## Start DATA SHOWN
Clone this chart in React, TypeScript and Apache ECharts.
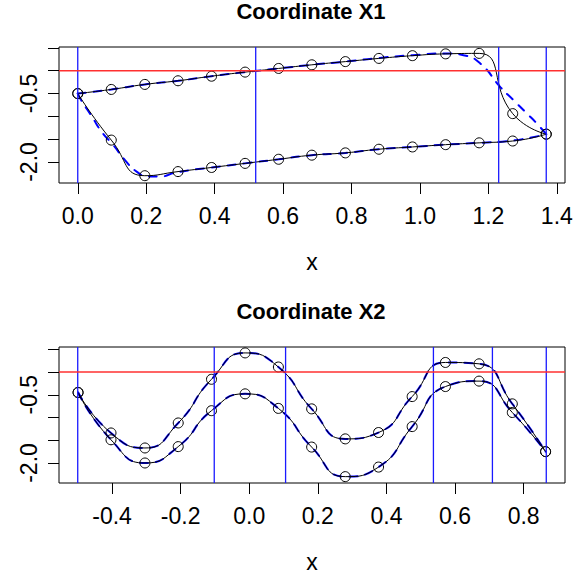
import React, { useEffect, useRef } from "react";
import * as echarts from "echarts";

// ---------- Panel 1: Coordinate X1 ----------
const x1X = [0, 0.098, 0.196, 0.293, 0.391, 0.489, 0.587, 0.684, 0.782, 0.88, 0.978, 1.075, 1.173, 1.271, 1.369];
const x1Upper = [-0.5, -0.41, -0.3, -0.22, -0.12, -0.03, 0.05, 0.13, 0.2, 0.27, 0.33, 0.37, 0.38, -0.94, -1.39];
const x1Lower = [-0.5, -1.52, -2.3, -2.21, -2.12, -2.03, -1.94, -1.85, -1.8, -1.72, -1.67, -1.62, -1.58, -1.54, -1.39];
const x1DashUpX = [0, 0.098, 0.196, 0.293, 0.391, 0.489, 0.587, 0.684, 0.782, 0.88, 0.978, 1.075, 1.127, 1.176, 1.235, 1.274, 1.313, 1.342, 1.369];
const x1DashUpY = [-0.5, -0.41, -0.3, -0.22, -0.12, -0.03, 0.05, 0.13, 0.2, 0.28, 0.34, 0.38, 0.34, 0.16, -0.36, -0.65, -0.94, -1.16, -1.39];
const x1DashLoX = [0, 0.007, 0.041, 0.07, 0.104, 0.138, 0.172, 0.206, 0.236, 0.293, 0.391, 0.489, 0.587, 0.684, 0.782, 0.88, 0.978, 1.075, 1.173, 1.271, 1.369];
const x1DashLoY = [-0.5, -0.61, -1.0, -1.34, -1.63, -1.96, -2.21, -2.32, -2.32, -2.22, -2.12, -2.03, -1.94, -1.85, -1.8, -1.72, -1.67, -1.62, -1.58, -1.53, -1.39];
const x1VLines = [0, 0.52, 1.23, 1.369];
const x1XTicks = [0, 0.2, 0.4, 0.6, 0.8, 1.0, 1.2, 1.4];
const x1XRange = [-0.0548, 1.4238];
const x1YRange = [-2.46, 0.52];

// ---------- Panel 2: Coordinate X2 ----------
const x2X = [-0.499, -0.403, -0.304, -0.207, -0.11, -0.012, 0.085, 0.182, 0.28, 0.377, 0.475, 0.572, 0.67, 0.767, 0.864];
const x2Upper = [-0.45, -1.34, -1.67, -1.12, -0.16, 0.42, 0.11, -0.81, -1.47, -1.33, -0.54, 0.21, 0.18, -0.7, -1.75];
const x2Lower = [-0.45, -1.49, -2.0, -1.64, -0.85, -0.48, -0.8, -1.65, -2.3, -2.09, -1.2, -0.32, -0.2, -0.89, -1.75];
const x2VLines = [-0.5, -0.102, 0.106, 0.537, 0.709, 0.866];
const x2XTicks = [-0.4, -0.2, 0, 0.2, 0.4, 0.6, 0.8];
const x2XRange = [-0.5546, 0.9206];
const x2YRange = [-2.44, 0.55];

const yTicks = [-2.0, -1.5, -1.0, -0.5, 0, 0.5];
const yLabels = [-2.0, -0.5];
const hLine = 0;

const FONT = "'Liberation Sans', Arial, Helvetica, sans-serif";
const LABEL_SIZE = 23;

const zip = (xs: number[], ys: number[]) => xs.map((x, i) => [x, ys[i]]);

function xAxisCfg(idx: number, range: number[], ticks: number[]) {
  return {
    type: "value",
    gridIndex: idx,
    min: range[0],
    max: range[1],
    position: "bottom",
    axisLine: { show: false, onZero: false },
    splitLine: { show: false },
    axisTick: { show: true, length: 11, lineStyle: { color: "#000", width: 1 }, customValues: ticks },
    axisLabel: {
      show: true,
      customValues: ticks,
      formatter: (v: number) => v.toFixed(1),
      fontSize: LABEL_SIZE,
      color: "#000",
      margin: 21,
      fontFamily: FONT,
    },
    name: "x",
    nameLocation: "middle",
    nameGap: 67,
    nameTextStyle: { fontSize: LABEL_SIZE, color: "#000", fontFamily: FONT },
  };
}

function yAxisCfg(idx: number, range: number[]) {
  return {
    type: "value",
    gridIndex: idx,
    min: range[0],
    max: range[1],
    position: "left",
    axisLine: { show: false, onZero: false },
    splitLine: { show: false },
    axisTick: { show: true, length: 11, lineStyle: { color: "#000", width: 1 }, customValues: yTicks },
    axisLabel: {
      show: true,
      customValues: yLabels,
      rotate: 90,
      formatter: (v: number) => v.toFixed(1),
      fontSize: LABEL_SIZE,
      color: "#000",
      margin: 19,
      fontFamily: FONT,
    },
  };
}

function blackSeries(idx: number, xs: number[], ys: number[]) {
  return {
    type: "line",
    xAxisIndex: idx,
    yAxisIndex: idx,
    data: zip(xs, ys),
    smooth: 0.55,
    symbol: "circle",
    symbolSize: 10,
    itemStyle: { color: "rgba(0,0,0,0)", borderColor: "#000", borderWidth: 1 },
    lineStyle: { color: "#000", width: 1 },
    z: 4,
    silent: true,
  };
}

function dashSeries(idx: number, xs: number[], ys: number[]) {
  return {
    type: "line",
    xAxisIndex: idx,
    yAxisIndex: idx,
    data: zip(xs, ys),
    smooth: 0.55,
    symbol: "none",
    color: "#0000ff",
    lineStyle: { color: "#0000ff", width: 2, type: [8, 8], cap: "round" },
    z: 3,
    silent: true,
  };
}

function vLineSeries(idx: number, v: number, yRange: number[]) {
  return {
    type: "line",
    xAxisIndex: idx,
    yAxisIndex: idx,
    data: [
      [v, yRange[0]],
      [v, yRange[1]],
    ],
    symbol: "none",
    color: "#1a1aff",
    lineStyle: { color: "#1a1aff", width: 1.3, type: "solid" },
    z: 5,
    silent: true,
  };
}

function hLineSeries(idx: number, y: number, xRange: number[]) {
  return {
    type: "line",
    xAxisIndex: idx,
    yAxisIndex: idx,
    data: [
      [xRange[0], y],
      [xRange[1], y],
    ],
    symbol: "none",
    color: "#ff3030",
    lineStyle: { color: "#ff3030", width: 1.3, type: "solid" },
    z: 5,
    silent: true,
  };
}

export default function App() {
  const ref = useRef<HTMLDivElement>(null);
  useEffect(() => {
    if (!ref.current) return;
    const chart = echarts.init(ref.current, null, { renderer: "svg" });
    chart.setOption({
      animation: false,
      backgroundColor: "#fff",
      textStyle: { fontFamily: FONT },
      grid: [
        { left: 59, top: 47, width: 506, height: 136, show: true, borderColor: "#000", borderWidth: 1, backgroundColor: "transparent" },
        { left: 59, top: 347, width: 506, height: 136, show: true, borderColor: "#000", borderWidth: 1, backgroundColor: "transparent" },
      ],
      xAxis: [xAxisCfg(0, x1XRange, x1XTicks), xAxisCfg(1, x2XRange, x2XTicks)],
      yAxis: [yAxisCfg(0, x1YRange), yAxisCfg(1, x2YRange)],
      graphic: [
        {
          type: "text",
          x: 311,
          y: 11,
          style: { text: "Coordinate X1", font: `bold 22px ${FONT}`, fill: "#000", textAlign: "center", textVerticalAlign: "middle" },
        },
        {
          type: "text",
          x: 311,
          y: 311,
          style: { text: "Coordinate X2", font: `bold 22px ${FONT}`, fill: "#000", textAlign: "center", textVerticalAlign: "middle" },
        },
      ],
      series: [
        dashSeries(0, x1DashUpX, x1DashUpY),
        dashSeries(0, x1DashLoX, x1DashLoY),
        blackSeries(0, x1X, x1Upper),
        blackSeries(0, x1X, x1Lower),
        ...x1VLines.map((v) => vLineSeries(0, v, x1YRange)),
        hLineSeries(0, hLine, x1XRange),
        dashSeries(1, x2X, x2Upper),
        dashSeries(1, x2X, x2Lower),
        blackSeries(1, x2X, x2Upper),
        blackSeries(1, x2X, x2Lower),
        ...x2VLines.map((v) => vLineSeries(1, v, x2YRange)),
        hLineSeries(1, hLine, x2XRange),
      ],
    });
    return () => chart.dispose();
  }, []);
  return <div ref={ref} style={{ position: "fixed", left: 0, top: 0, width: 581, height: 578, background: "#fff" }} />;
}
## End DATA SHOWN
TASK PROMPT » Repeat exactly and only the lines from the start of the data above through the line that holds "const zip = (xs: number[], ys: number[])", inclusive. Pictures do not belong in the copy.

WRITTEN RESPONSE »
Clone this chart in React, TypeScript and Apache ECharts.
import React, { useEffect, useRef } from "react";
import * as echarts from "echarts";

// ---------- Panel 1: Coordinate X1 ----------
const x1X = [0, 0.098, 0.196, 0.293, 0.391, 0.489, 0.587, 0.684, 0.782, 0.88, 0.978, 1.075, 1.173, 1.271, 1.369];
const x1Upper = [-0.5, -0.41, -0.3, -0.22, -0.12, -0.03, 0.05, 0.13, 0.2, 0.27, 0.33, 0.37, 0.38, -0.94, -1.39];
const x1Lower = [-0.5, -1.52, -2.3, -2.21, -2.12, -2.03, -1.94, -1.85, -1.8, -1.72, -1.67, -1.62, -1.58, -1.54, -1.39];
const x1DashUpX = [0, 0.098, 0.196, 0.293, 0.391, 0.489, 0.587, 0.684, 0.782, 0.88, 0.978, 1.075, 1.127, 1.176, 1.235, 1.274, 1.313, 1.342, 1.369];
const x1DashUpY = [-0.5, -0.41, -0.3, -0.22, -0.12, -0.03, 0.05, 0.13, 0.2, 0.28, 0.34, 0.38, 0.34, 0.16, -0.36, -0.65, -0.94, -1.16, -1.39];
const x1DashLoX = [0, 0.007, 0.041, 0.07, 0.104, 0.138, 0.172, 0.206, 0.236, 0.293, 0.391, 0.489, 0.587, 0.684, 0.782, 0.88, 0.978, 1.075, 1.173, 1.271, 1.369];
const x1DashLoY = [-0.5, -0.61, -1.0, -1.34, -1.63, -1.96, -2.21, -2.32, -2.32, -2.22, -2.12, -2.03, -1.94, -1.85, -1.8, -1.72, -1.67, -1.62, -1.58, -1.53, -1.39];
const x1VLines = [0, 0.52, 1.23, 1.369];
const x1XTicks = [0, 0.2, 0.4, 0.6, 0.8, 1.0, 1.2, 1.4];
const x1XRange = [-0.0548, 1.4238];
const x1YRange = [-2.46, 0.52];

// ---------- Panel 2: Coordinate X2 ----------
const x2X = [-0.499, -0.403, -0.304, -0.207, -0.11, -0.012, 0.085, 0.182, 0.28, 0.377, 0.475, 0.572, 0.67, 0.767, 0.864];
const x2Upper = [-0.45, -1.34, -1.67, -1.12, -0.16, 0.42, 0.11, -0.81, -1.47, -1.33, -0.54, 0.21, 0.18, -0.7, -1.75];
const x2Lower = [-0.45, -1.49, -2.0, -1.64, -0.85, -0.48, -0.8, -1.65, -2.3, -2.09, -1.2, -0.32, -0.2, -0.89, -1.75];
const x2VLines = [-0.5, -0.102, 0.106, 0.537, 0.709, 0.866];
const x2XTicks = [-0.4, -0.2, 0, 0.2, 0.4, 0.6, 0.8];
const x2XRange = [-0.5546, 0.9206];
const x2YRange = [-2.44, 0.55];

const yTicks = [-2.0, -1.5, -1.0, -0.5, 0, 0.5];
const yLabels = [-2.0, -0.5];
const hLine = 0;

const FONT = "'Liberation Sans', Arial, Helvetica, sans-serif";
const LABEL_SIZE = 23;

const zip = (xs: number[], ys: number[]) => xs.map((x, i) => [x, ys[i]]);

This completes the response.